London - Prince Harry's first solo overseas tour in the Caribbean and Brazil has helped bury his reputation as the British royal family's enfant terrible - and showcase his sense of fun.
Harry's week-long tour to mark his grandmother Queen Elizabeth II's diamond jubilee year has been widely praised in Britain for its relaxed maturity.
The positive coverage was in sharp contrast to the headlines the youngest son of Prince Charles and Princess Diana generated for admitting smoking marijuana aged 17 and wearing a Nazi uniform to a fancy dress party in 2005.
'My date for tonight'
Now 27, Harry was an unknown quantity on the global stage, but royal author Penny Junor said the trip - carefully designed to play to the sport-loving prince's strengths - had been a huge success.
"I think he has played a blinder on this tour and he's shown a lot of people who thought of him as not much more than a party prince that he can and will be a real asset to the royal family," Junor told AFP.
No one was surprised when the third in line to the throne had fun in Jamaica with the fastest man in the world, 100m world record holder Usain Bolt.
But many commentators noted Harry's deft handling of a potentially tricky diplomatic situation by striking up a rapport with Jamaican Prime Minister Portia Simpson Miller.

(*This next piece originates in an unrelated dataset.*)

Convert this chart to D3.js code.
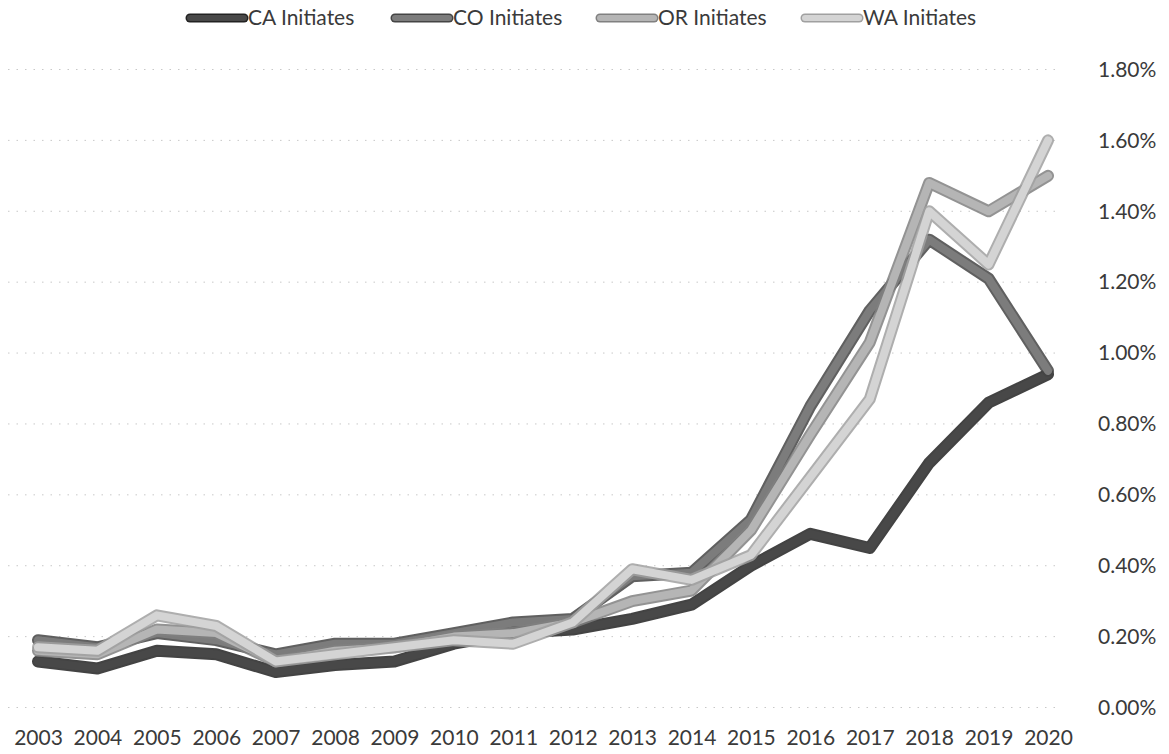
<!DOCTYPE html>
<html>
<head>
<meta charset="utf-8">
<script src="https://cdn.jsdelivr.net/npm/d3@7"></script>
<style>
  body { margin: 0; background: #fff; }
  svg { display: block; font-family: Lato, 'Open Sans', sans-serif; }
</style>
</head>
<body>
<svg width="1169" height="754"></svg>
<script>
/* global d3 */
var years = ['2003', '2004', '2005', '2006', '2007', '2008', '2009', '2010', '2011',
  '2012', '2013', '2014', '2015', '2016', '2017', '2018', '2019', '2020']

// percent values
var caInitiates = [0.13, 0.11, 0.16, 0.15, 0.10, 0.12, 0.13, 0.18, 0.21, 0.22, 0.25, 0.29, 0.40, 0.49, 0.45, 0.69, 0.86, 0.94]
var coInitiates = [0.19, 0.17, 0.21, 0.19, 0.15, 0.18, 0.18, 0.21, 0.24, 0.25, 0.37, 0.38, 0.53, 0.85, 1.12, 1.32, 1.21, 0.95]
var orInitiates = [0.16, 0.15, 0.22, 0.21, 0.13, 0.16, 0.17, 0.20, 0.21, 0.24, 0.30, 0.33, 0.50, 0.77, 1.03, 1.48, 1.40, 1.50]
var waInitiates = [0.17, 0.16, 0.26, 0.23, 0.13, 0.15, 0.17, 0.19, 0.18, 0.24, 0.39, 0.36, 0.43, 0.65, 0.87, 1.40, 1.25, 1.60]

var seriesNames = ['CA Initiates', 'CO Initiates', 'OR Initiates', 'WA Initiates']
var yTicks = [0, 0.2, 0.4, 0.6, 0.8, 1.0, 1.2, 1.4, 1.6, 1.8]

// inner colour / edge colour for each series (scanned greys)
var innerC = ['#484848', '#7c7c7c', '#b5b5b5', '#d4d4d4']
var edgeC = ['#222', '#444', '#808080', '#a0a0a0']
var textC = '#3a3a3a'

var svg = d3.select('svg')

var series = [caInitiates, coInitiates, orInitiates, waInitiates].map(function (vals, i) {
  return { name: seriesNames[i], values: vals.map(function (v, j) { return { year: years[j], v: v } }) }
})

var x = d3.scalePoint()
  .domain(years)
  .range([38, 1048])

var y = d3.scaleLinear()
  .domain([0, 1.8])
  .range([707.5, 69.5])

// gridlines
svg.append('g')
    .attr('class', 'grid')
  .selectAll('line')
  .data(yTicks)
  .enter().append('line')
    .attr('x1', 8)
    .attr('x2', 1062)
    .attr('y1', d => y(d))
    .attr('y2', d => y(d))
    .attr('stroke', '#c8c8c8')
    .attr('stroke-width', 1)
    .attr('stroke-dasharray', '1.5,7')

// right axis
var yAxis = d3.axisRight(y)
  .tickValues(yTicks)
  .tickSize(0)
  .tickPadding(0)
  .tickFormat(d => d.toFixed(2) + '%')

svg.append('g')
    .attr('transform', 'translate(1098,0)')
    .call(yAxis)
    .call(g => g.select('.domain').remove())
    .call(g => g.selectAll('text')
      .attr('font-size', 21)
      .attr('font-family', 'Lato, sans-serif')
      .attr('fill', textC))

// bottom axis
var xAxis = d3.axisBottom(x)
  .tickSize(0)
  .tickPadding(0)

svg.append('g')
    .attr('transform', 'translate(0,730)')
    .call(xAxis)
    .call(g => g.select('.domain').remove())
    .call(g => g.selectAll('text')
      .attr('font-size', 21)
      .attr('font-family', 'Lato, sans-serif')
      .attr('fill', textC))

var line = d3.line()
  .x(d => x(d.year))
  .y(d => y(d.v))

var lines = svg.append('g')
    .attr('class', 'lines')
  .selectAll('g')
  .data(series)
  .enter().append('g')

lines.append('path')
    .attr('d', d => line(d.values))
    .attr('fill', 'none')
    .attr('stroke', (d, i) => edgeC[i])
    .attr('stroke-width', 12)
    .attr('stroke-linejoin', 'round')
    .attr('stroke-linecap', 'round')
    .attr('opacity', 0.85)

lines.append('path')
    .attr('d', d => line(d.values))
    .attr('fill', 'none')
    .attr('stroke', (d, i) => innerC[i])
    .attr('stroke-width', 8)
    .attr('stroke-linejoin', 'round')
    .attr('stroke-linecap', 'round')

// legend
var legend = svg.append('g')
    .attr('class', 'legend')
  .selectAll('g')
  .data(series)
  .enter().append('g')
    .attr('transform', (d, i) => 'translate(' + (190 + i * 205) + ',18)')

legend.append('line')
    .attr('x1', 0)
    .attr('x2', 54)
    .attr('stroke', (d, i) => edgeC[i])
    .attr('stroke-width', 9)
    .attr('stroke-linecap', 'round')

legend.append('line')
    .attr('x1', 0)
    .attr('x2', 54)
    .attr('stroke', (d, i) => innerC[i])
    .attr('stroke-width', 6)
    .attr('stroke-linecap', 'round')

legend.append('text')
    .attr('x', 58)
    .attr('dy', '0.35em')
    .attr('font-size', 21)
    .attr('fill', textC)
    .text(d => d.name)
</script>
</body>
</html>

Simpson Miller has said she wants Jamaica to be a republic, while remaining in the Commonwealth, meaning that the queen would no longer be the head of state.
Yet when the prime minister slipped her arm through Harry's as they posed for photographs, it was clear the prince had managed to ease any awkwardness. "My date for tonight," he joked to journalists.
PHOTOS: Prince Harry races usain Bolt
The encounter with Bolt at his training track in Kingston was more natural territory for the prince.
When Bolt turned his back briefly to show Harry how to use the starting blocks, the royal dashed off, reaching the finishing line with his arms aloft before cheekily turning around and shouting "Come on!" at the sprinter.
After Jamaica, the prince moved on to Brazil, where he was treated to a 30-minute helicopter tour of Rio de Janeiro's tourist attractions.
Harry later strolled along Ipanema beach and tried his hand at samba dancing, before launching a campaign to promote Britain from the top of Sugarloaf Mountain.
Junor said a trip in which Harry used humour and displays of his own dancing was "a riskier sort of diplomacy than that which the family has traditionally employed, and perhaps easier for him as third in line".
"But fundamentally, he is an extrovert, and this style comes easily to him, while most of the family are rather shy - I think it only works if you are true to your character," she added.
Harry said he was "choked up" by the warmth of the welcome he received, especially in the Commonwealth countries.
"I personally had no idea how much warmth there was towards the queen, to me that's been very humbling, and I was actually choked up seeing the way they're celebrating her 60 years," he said.
In a sign of how determined the palace is to guard his newfound image, royal officials complained swiftly to a newspaper in Belize when it wrongly accused him of being drunk at a street party on the first stop of the tour.
They also decided to tone down his activities in Jamaica out of respect for six British soldiers killed in a massive explosion in Afghanistan.
Just as Harry - a captain with the Army Air Corps - appears to have broken new ground as a diplomat, one of his next foreign destinations may well be Afghanistan.
After training for 18 months as an Apache attack helicopter pilot, the prince has made clear his intention to return to Afghanistan. He was hastily withdrawn from his first tour of duty in 2008 when a media blackout was broken.